Pourquoi ne pas amorcer le pilotage, trop timidement annoncé, par la mise en place d'un outil que serait un "Fonds d'investissement et de développement européen" qui viendrait soutenir, aux côtés notamment de la Banque européenne d'investissement (BEI), de grands projets européens en accélérant et complétant la stratégie "Europe 2020" adoptée par la Commission en mars dernier. L'objectif du passage de la recherche-développement à 3 % ne pouvant attendre dix ans ! D'autres actions annoncées devant être musclées ; par exemple celles relatives à la stratégie numérique, à la politique industrielle ou– bien sûr – à l'environnement.

VERS UN PILOTAGE SOCIO-ÉCONOMIQUE EUROPÉEN

Par ailleurs, la politique européenne des transports, par exemple, doit absolument être coordonnée, notamment sur le plan ferroviaire : la concurrence entre les sociétés de chemin de fer paraissant plus contre-performante que stimulante ; voie absurde alors que l'Europe a intérêt à faciliter la circulation des personnes et des marchandises en son sein ! D'autres ambitions, autant sociales – comme l'a souligné la Confédération européenne des syndicats – qu'économiques, devant venir compléter les sept initiatives phares listées par la Commission européenne ; notamment pour mettre en œuvre une politique de soutien aux entreprises à "gouvernance partagée" et respectueuses de l'environnement que ce soient celles relevant de l'économie sociale ou celles à forme actionnariale acceptant de s'engager dans cette voie.
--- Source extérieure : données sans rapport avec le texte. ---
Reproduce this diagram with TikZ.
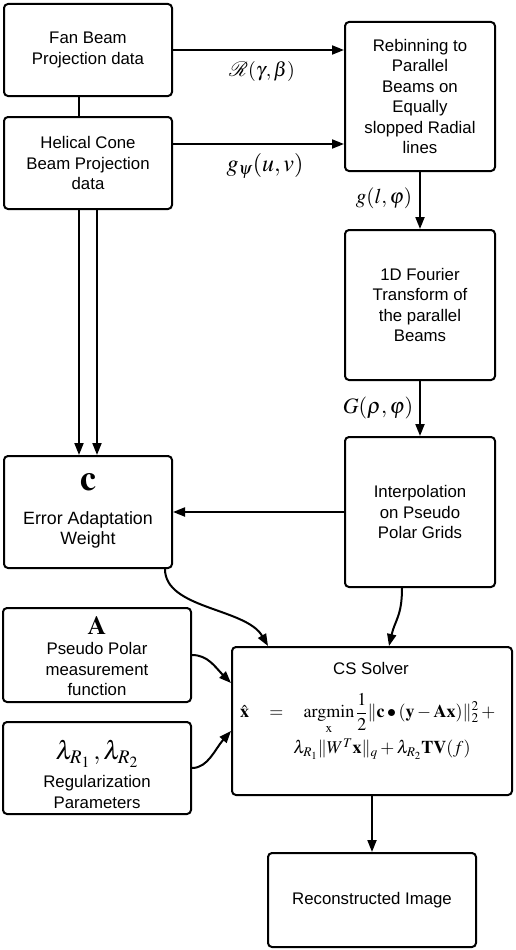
\documentclass[tikz,border=0pt]{standalone}
\usepackage{amsmath}
\usepackage{mathptmx}
\usepackage{mathrsfs}
\usepackage[no-math]{fontspec}
\setmainfont{Liberation Sans}
\usetikzlibrary{arrows.meta,calc}
\newcommand\boxfont{\fontsize{16.8}{20.5}\selectfont}
\newcommand\errfont{\fontsize{17.8}{20.5}\selectfont}
\begin{document}
\begin{tikzpicture}[x=1pt,y=-1pt,
  box/.style={draw, line width=2pt, rounded corners=4pt, inner sep=0pt, align=center, font=\boxfont},
  txt/.style={inner sep=0pt, align=center, font=\boxfont},
  lbl/.style={inner sep=0pt},
  plain/.style={line width=2pt},
  arr/.style={line width=2pt, -{Triangle[length=12pt,width=9pt]}}]
\useasboundingbox[fill=white] (0,0) rectangle (516,950);

% boxes
\node[box, minimum width=168pt, minimum height=92pt] (fan) at (88,50) {Fan Beam\\Projection data};
\node[box, minimum width=168pt, minimum height=92pt] (hel) at (88,163) {Helical Cone\\Beam Projection\\data};
\node[box, minimum width=150pt, minimum height=149pt] (reb) at (420,96.5) {Rebinning to\\Parallel\\Beams on\\Equally\\slopped Radial\\lines};
\node[box, minimum width=150pt, minimum height=150pt] (fou) at (420,305) {1D Fourier\\Transform of\\the parallel\\Beams};
\node[box, minimum width=150pt, minimum height=150pt] (int) at (420,512) {Interpolation\\on Pseudo\\Polar Grids};
\node[box, minimum width=168pt, minimum height=112pt] (err) at (88,512) {};
\node[lbl] (errc) at (88,482) {\fontsize{36}{40}\selectfont$\mathbf{c}$};
\node[txt, font=\errfont] (errt) at (88,530) {Error Adaptation\\Weight};
\node[box, minimum width=188pt, minimum height=94pt] (amat) at (97,655) {};
\node[lbl] (amatA) at (97,626) {\fontsize{26}{30}\selectfont$\mathbf{A}$};
\node[txt] (amatt) at (97,669) {Pseudo Polar\\measurement\\function};
\node[box, minimum width=188pt, minimum height=92pt] (lam) at (97,768) {};
\node[lbl] (laml) at (97,754) {\fontsize{26}{30}\selectfont$\lambda_{R_1}\,,\lambda_{R_2}$};
\node[txt] (lamt) at (97,792) {Regularization\\Parameters};
\node[box, minimum width=280pt, minimum height=148pt] (cs) at (372,721) {};
\node[txt] (cst) at (371,668) {CS Solver};
\node[lbl] (cse1) at (369,714) {\fontsize{18}{21}\selectfont$\displaystyle \hat{\mathbf{x}}\hspace{0.9em}=\hspace{0.9em}\operatorname*{argmin}_{\mathrm{x}}\frac{1}{2}\|\mathbf{c}\bullet(\mathbf{y}-\mathbf{A}\mathbf{x})\|_2^2+{}$};
\node[lbl] (cse2) at (382,749) {\fontsize{18}{21}\selectfont$\lambda_{R_1}\|W^T\mathbf{x}\|_q+\lambda_{R_2}\mathbf{TV}(f)$};
\node[box, minimum width=208pt, minimum height=94pt] (rec) at (372,900) {Reconstructed Image};

% labels
\node[lbl] (lR) at (262,72) {\fontsize{20}{24}\selectfont$\mathscr{R}(\gamma,\beta)$};
\node[lbl] (lg) at (265,166) {\fontsize{24}{28}\selectfont$g_{\psi}(u,v)$};
\node[lbl] (lgl) at (384,198) {\fontsize{21}{25}\selectfont$g(l,\varphi)$};
\node[lbl] (lG) at (378,408) {\fontsize{22}{26}\selectfont$G(\rho,\varphi)$};

% connectors
\draw[plain] ([xshift=-9pt]fan.south) -- ([xshift=-9pt]hel.north);
\draw[arr] (fan.east) -- (fan.east -| reb.west);
\draw[arr] ([yshift=19pt]hel.east) -- ([yshift=19pt]hel.east -| reb.west);
\draw[arr] (reb.south) -- (fou.north);
\draw[arr] (fou.south) -- (int.north);
\draw[arr] (int.west) -- (err.east);
\draw[arr] ([xshift=-9pt]hel.south) -- ([xshift=-9pt]err.north);
\draw[arr] ([xshift=9pt]hel.south) -- ([xshift=9pt]err.north);
\coordinate (e1) at ([xshift=-8pt]err.south east);
\coordinate (e2) at ([xshift=37pt]cs.north west);
\draw[arr] (e1) .. controls ($(e1)+(0,40)$) and ($(e2)+(-22,-38)$) .. (e2);
\coordinate (i1) at ([xshift=-18pt]int.south);
\coordinate (i2) at ([xshift=17pt]cs.north);
\draw[arr] (i1) .. controls ($(i1)+(0,28)$) and ($(i2)+(6,-26)$) .. (i2);
\coordinate (a2) at ([yshift=38pt]cs.west);
\draw[arr] (amat.east) .. controls ($(amat.east)+(16,0)$) and ($(a2)+(-16,-16)$) .. (a2);
\coordinate (l2) at ([yshift=-10pt]cs.west);
\draw[arr] (lam.east) .. controls ($(lam.east)+(16,0)$) and ($(l2)+(-16,18)$) .. (l2);
\draw[arr] (cs.south) -- (rec.north);
\end{tikzpicture}
\end{document}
Pour aussi établir des services européens d'intérêt général efficaces par exemple dans le domaine de la poste.

Le montant du Fonds d'investissement et de développement européen pourrait être fixé (alors que le budget de l'UE a été seulement de 133 milliards d'euros en 2009), pour une première tranche, à 100 milliards d'euros (ce qui correspond au chiffre cité par le président de l'OFCE Jean-Paul Fitoussi lorsqu'il suggérait un grand emprunt européen) et être notamment alimenté par des titres convertibles en actions, parts sociales, obligations d'entreprises ayant bénéficié de son soutien. Il pourrait donc être financé pour partie par des Etats, des investisseurs institutionnels et pour partie par des souscripteurs individuels. D'autres tranches devant être ensuite envisagées, un comité européen de "planification active" devant être constitué et chargé de préparer l'avenir de façon opérationnelle et flexible en consultant l'ensemble des acteurs concernés : entrepreneurs privés, d'économie sociale et publics, syndicats, universitaires et chercheurs, consommateurs…

De telles mesures – permettant d'aller vers un pilotage socio-économique européen très concret – devraient être proposées par le gouvernement français à ses homologues européens et donc  aux instances de l'Union européenne. Ceci avant même la tenue du G20 alors que le président des Etats-Unis, M. Obama, plaide, de son côté, pour une politique internationale de relance. Ceci pourrait avoir l'avantage d'obliger l'Union à se donner des objectifs précis et non plus incantatoires, et, du coup, de forger une gouvernance adaptée. Ce serait aussi l'occasion de mobiliser les forces économiques et sociales européennes qui appellent, elles aussi, à l'action et non pas seulement à la réparation.

L'Union européenne pourrait ainsi évoluer de façon pragmatique vers un fédéralisme innovant lui faisant oublier les faux pas et querelles survenues lors de l'adoption de textes et traités ambigus et confus qui ont retardé plus que conforté sa démarche. La multiplicité des crises sociales, sanitaires, alimentaires, climatiques, économiques, est telle, dans le monde, y compris sur ce continent, qu'il est temps de créer une nouvelle dynamique européenne permettant à l'UE de jouer un rôle moteur dans une mondialisation appelée à être régulée.

Thierry Jeantet, vice-président du Parti radical de gauche.